Editorial
La desaparición forzada de personas es una herramienta común a las dictaduras y regímenes autoritarios en el mundo. En nuestro país, las FFAA y Carabineros la utilizaron para llevar adelante su objetivo de eliminar la disidencia política en el país, paralizar a la población a través del terrorismo, y ocultar las evidencias de su responsabilidad en torturas, abusos sexuales y ejecuciones extrajudiciales.
En el período entre 1973 y 1990 se han registrado 1.193 casos de personas cuyo paradero concluye en alguno de los centros de detención, tortura y exterminio. Desde entonces, sólo se han encontrado poco más de la décima parte de los restos mortales de quienes fueron víctimas del Estado y sus agentes.

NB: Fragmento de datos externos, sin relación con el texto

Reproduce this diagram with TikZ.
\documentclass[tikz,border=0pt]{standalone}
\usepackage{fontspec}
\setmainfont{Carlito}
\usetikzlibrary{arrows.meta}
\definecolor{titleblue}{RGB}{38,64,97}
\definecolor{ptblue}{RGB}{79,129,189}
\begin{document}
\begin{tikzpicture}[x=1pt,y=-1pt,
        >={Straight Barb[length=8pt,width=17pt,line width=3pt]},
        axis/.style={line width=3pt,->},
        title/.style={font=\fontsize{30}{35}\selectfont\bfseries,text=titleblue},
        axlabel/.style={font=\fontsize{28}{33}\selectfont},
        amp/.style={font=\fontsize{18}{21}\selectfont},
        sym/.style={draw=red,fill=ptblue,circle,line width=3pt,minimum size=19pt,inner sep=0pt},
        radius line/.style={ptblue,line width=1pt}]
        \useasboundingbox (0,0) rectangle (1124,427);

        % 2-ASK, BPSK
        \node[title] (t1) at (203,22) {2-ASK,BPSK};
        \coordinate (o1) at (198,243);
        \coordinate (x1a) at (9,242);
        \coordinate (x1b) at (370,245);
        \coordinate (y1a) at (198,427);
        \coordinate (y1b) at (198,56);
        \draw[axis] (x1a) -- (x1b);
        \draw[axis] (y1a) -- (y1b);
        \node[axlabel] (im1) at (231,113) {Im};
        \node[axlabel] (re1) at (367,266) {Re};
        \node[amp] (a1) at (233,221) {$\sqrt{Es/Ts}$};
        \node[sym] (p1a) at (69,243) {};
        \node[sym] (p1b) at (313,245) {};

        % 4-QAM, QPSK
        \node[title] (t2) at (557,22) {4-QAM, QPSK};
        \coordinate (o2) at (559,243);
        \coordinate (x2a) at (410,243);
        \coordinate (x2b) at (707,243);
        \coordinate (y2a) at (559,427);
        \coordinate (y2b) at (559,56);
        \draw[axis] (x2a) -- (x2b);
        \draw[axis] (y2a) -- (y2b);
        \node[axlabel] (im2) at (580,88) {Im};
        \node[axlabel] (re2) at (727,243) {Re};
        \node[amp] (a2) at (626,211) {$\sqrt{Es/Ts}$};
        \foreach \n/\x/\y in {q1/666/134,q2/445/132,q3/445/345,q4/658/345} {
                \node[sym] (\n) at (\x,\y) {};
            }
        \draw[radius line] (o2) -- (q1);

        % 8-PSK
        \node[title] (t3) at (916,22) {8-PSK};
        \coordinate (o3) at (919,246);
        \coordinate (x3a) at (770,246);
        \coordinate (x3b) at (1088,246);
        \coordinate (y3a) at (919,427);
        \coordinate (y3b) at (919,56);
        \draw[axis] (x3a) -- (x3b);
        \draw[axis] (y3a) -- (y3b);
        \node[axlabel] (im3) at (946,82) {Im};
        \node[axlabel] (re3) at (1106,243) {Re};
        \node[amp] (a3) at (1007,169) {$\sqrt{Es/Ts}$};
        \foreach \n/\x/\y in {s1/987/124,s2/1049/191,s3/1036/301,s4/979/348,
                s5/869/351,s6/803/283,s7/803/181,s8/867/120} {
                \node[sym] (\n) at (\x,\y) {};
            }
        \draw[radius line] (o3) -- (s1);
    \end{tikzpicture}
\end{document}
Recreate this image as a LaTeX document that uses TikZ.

La vigencia de los pactos de silencio entre perpetradores, la aplicación ilegal de normas que favorecen la impunidad y la falta de voluntad en robustecer los procesos de investigación pendientes mantienen una deuda enorme del Estado con las condiciones de Verdad y Memoria de los pueblos en Chile.
Sin perjuicio de lo anterior, la desaparición forzada no es exclusiva de los períodos de excepción constitucional. La debilidad de la democracia y la falta de aplicación de la normativa protectora de los Derechos Humanos ha conducido a la repetición de estos crímenes. Desde 1990 en adelante se registran al menos cinco casos de detenidos desaparecidos: Hugo Arispe (2001), José Huenante (2005), Ramón Pacheco (2008), José Vergara (2015), Jean Fedor (2020).
Cada persona desaparecida significa una agresión mortal, ocultada de manera institucional para la protección de los perpetradores. La vigencia de la impunidad genera las condiciones para que estos crímenes vuelvan a ocurrir. En nuestros días, mientras estamos aún en las cenizas de una de las crisis de violencia estatal más grandes desde la dictadura, resulta imprescindible mantener viva la Memoria sobre las causas de Justicia y Verdad que la clase trabajadora y el pueblo mantiene pendiente contra el Estado y sus agentes de opresión.
La desaparición forzada atenta directamente contra el centro más profundo de los derechos humanos, y demuestra la intensidad del abuso de poder del Estado contra quienes son tachados de enemigos o indeseables. Detrás de cada detenido desaparecido hay una historia interrumpida por el odio desmedido, desde donde aparece una lucha incansable por saber qué pasó, dónde ocurrió, dónde está. Esa lucha comenzó con sus madres, esposas y hermanas. Muchas de ellas nunca encontraron la verdad que buscaron, y nos heredaron el deseo incombustible por verdad y justicia.
Actualmente nos encontramos ante un periodo abierto por la revuelta popular, dónde es urgente instalar una política anti-negacionista, transversal a todos nuestros modos de sostener la vida, como la primera garantía de no repetición. Está democracia tutelada no ha escatimado en esfuerzos para negar las masacres cometidas por sus agentes estatales, utilizando la desaparición forzada como estrategia de guerra, mientras nuestro pueblo aún no encuentra justicia, y sus pocos criminales condenados, cumplen presidio en cárceles de lujo y otros tantos se encuentran ejerciendo función pública.
Frente al terrorismo de Estado, la resistencia social es la única herramienta que puede restablecer la justicia quebrada. Hoy resulta imprescindible retomar la lucha contra la impunidad que domina el Estado ante las violaciones de DDHH de todo tiempo, así como la exigencia de que las víctimas y sobrevivientes sean reconocidas como tales, protegidas en sus derechos y restablecidas en condiciones de verdadera dignidad.